### Extracted data:
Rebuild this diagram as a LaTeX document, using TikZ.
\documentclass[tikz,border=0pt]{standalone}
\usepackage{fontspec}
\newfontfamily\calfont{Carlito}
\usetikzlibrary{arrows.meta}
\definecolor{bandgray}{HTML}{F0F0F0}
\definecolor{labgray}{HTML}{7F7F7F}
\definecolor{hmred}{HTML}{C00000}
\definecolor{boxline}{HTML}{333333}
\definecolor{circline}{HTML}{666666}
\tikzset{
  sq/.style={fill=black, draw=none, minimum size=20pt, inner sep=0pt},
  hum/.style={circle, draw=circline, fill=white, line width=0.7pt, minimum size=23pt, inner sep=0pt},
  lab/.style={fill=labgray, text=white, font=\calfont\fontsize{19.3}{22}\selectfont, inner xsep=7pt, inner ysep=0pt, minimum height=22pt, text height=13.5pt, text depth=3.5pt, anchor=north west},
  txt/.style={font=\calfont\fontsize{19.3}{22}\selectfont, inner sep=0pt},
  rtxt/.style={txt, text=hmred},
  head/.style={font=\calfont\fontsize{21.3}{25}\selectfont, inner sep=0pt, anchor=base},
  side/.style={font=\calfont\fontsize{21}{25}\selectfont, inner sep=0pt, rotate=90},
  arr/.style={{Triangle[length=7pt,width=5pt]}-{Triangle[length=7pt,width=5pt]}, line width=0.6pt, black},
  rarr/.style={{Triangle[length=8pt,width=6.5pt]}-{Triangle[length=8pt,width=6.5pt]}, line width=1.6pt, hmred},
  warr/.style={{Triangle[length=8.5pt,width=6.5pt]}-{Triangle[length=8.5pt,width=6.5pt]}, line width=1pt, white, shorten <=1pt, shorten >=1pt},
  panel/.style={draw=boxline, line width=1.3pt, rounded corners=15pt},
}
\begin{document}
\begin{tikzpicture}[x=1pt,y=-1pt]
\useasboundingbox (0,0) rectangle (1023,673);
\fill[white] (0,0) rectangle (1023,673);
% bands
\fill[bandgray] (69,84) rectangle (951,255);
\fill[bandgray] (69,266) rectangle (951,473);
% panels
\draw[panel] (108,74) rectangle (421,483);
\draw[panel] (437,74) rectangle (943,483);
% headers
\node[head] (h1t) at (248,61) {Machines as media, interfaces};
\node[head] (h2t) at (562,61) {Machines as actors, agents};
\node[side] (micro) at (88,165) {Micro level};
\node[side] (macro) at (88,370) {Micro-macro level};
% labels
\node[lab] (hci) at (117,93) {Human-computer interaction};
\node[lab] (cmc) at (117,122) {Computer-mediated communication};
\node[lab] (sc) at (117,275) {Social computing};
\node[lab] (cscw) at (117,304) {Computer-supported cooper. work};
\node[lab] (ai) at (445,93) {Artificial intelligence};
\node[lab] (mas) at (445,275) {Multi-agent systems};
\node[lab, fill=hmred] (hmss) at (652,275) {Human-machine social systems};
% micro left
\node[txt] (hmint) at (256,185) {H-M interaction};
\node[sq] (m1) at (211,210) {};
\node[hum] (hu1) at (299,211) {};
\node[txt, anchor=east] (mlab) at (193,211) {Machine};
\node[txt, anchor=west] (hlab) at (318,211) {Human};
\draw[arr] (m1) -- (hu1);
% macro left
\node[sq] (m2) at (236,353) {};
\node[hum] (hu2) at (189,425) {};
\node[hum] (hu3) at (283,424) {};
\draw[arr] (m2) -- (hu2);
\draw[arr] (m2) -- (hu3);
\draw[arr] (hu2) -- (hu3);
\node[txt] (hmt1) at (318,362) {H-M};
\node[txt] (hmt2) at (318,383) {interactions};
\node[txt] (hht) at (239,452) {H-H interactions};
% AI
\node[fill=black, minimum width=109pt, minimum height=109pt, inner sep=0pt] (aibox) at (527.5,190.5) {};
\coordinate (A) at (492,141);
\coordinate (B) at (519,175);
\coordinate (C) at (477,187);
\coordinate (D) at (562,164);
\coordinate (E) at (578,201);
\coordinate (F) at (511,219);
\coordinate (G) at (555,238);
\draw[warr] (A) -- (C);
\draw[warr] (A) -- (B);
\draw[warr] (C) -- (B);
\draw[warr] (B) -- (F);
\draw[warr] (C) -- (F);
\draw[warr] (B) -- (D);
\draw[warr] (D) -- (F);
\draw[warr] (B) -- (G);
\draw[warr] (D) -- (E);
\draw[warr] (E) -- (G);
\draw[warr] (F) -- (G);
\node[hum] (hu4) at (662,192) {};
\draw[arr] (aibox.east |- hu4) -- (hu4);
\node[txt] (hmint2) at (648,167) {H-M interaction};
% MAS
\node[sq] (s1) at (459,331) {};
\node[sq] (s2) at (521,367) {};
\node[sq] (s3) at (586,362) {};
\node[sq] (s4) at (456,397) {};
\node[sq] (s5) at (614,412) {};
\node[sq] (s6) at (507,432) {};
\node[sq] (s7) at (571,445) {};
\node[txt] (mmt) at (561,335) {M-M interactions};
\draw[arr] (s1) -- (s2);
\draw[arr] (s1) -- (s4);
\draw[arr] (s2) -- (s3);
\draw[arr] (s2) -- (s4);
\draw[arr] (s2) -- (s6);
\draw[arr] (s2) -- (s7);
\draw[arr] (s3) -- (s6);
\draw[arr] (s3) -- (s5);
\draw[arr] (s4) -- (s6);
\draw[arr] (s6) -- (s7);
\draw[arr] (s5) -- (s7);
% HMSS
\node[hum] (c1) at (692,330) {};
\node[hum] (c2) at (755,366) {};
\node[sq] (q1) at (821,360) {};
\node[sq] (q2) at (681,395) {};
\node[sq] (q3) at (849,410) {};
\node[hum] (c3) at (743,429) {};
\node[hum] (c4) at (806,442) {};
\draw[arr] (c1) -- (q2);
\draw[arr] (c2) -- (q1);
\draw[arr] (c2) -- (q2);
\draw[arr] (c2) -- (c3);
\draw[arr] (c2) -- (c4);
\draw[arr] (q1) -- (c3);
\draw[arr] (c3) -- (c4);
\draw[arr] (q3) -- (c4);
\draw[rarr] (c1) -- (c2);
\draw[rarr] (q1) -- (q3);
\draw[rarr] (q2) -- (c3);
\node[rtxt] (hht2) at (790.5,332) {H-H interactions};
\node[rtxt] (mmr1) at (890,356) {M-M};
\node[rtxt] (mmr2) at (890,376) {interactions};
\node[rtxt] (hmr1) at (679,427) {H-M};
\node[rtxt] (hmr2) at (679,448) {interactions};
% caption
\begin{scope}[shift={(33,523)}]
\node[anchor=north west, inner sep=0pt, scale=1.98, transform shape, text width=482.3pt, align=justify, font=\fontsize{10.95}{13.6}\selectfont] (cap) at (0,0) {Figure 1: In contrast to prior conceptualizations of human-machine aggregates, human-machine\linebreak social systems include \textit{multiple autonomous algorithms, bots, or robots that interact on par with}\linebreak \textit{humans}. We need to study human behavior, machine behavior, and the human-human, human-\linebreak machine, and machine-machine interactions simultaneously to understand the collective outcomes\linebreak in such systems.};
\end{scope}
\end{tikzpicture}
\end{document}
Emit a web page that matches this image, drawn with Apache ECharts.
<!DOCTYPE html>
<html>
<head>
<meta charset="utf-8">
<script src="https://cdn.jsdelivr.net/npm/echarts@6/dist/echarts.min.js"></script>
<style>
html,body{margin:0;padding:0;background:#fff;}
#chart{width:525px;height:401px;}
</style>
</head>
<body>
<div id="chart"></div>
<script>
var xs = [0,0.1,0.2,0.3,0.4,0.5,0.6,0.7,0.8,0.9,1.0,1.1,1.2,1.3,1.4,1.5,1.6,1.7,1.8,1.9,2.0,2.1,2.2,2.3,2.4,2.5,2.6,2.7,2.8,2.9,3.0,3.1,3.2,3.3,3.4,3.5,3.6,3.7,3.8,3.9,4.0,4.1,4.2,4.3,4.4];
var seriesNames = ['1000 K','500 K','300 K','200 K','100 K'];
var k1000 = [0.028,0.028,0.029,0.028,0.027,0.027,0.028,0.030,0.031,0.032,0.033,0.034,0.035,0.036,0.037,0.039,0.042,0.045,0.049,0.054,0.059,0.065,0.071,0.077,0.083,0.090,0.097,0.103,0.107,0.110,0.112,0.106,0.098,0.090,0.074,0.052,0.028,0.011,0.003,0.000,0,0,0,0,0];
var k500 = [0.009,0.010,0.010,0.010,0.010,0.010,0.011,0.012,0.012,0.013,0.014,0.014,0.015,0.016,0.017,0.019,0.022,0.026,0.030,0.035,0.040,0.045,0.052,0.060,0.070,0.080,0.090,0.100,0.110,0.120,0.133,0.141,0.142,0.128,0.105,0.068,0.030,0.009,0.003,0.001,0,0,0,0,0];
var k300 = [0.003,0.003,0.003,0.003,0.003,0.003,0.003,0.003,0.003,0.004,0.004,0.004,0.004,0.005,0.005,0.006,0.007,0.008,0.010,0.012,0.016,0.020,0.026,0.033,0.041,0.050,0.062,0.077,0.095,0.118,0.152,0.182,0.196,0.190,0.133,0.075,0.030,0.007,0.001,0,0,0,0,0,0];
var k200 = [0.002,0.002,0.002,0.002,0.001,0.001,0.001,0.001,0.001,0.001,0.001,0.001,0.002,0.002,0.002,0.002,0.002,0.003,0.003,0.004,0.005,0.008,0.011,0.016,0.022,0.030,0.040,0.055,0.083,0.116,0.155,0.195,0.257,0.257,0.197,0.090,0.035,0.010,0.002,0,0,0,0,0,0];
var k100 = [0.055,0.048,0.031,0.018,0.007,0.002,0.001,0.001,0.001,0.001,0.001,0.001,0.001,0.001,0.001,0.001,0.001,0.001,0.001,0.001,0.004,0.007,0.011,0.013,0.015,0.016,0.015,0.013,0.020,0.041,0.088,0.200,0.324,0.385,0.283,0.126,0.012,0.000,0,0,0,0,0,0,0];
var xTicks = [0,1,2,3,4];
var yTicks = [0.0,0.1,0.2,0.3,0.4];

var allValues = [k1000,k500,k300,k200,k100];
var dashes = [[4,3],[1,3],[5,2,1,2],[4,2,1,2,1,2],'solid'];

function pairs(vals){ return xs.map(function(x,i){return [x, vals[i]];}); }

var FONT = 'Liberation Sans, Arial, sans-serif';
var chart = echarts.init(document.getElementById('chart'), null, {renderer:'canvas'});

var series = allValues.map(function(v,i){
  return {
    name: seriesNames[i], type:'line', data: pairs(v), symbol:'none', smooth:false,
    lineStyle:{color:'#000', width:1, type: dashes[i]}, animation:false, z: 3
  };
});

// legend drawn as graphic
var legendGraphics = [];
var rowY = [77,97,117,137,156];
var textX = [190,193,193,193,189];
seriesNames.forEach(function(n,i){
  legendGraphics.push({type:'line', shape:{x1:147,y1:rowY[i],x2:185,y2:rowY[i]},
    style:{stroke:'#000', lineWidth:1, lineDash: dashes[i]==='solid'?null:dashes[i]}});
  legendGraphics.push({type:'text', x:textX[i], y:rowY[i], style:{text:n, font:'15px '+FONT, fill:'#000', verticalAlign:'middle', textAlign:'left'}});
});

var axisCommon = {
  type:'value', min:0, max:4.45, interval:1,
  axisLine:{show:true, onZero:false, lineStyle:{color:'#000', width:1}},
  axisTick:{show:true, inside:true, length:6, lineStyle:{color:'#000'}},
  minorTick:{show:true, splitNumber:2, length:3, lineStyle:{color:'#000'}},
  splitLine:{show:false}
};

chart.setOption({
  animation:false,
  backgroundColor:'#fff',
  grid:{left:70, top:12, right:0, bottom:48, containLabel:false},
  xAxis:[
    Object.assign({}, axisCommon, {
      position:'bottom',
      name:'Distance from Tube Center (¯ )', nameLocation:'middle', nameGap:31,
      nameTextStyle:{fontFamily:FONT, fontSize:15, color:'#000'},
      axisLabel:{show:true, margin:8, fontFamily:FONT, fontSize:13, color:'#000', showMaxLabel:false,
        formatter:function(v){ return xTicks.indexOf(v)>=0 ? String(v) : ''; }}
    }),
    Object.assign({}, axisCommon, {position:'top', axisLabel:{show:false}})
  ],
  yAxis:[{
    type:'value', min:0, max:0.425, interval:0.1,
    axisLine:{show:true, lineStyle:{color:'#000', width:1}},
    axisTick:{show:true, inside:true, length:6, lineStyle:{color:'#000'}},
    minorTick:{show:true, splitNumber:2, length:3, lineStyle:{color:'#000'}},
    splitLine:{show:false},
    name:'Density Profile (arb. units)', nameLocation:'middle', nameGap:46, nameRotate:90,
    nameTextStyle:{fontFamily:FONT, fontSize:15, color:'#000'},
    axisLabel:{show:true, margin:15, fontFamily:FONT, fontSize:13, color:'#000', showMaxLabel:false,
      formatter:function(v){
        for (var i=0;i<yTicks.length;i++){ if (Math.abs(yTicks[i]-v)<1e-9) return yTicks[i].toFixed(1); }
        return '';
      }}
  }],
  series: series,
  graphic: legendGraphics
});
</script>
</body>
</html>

### Goal:
Show all lines from the listing above in which "that" appears.

### Complete output:
\node[anchor=north west, inner sep=0pt, scale=1.98, transform shape, text width=482.3pt, align=justify, font=\fontsize{10.95}{13.6}\selectfont] (cap) at (0,0) {Figure 1: In contrast to prior conceptualizations of human-machine aggregates, human-machine\linebreak social systems include \textit{multiple autonomous algorithms, bots, or robots that interact on par with}\linebreak \textit{humans}. We need to study human behavior, machine behavior, and the human-human, human-\linebreak machine, and machine-machine interactions simultaneously to understand the collective outcomes\linebreak in such systems.};
Emit a web page that matches this image, drawn with Apache ECharts.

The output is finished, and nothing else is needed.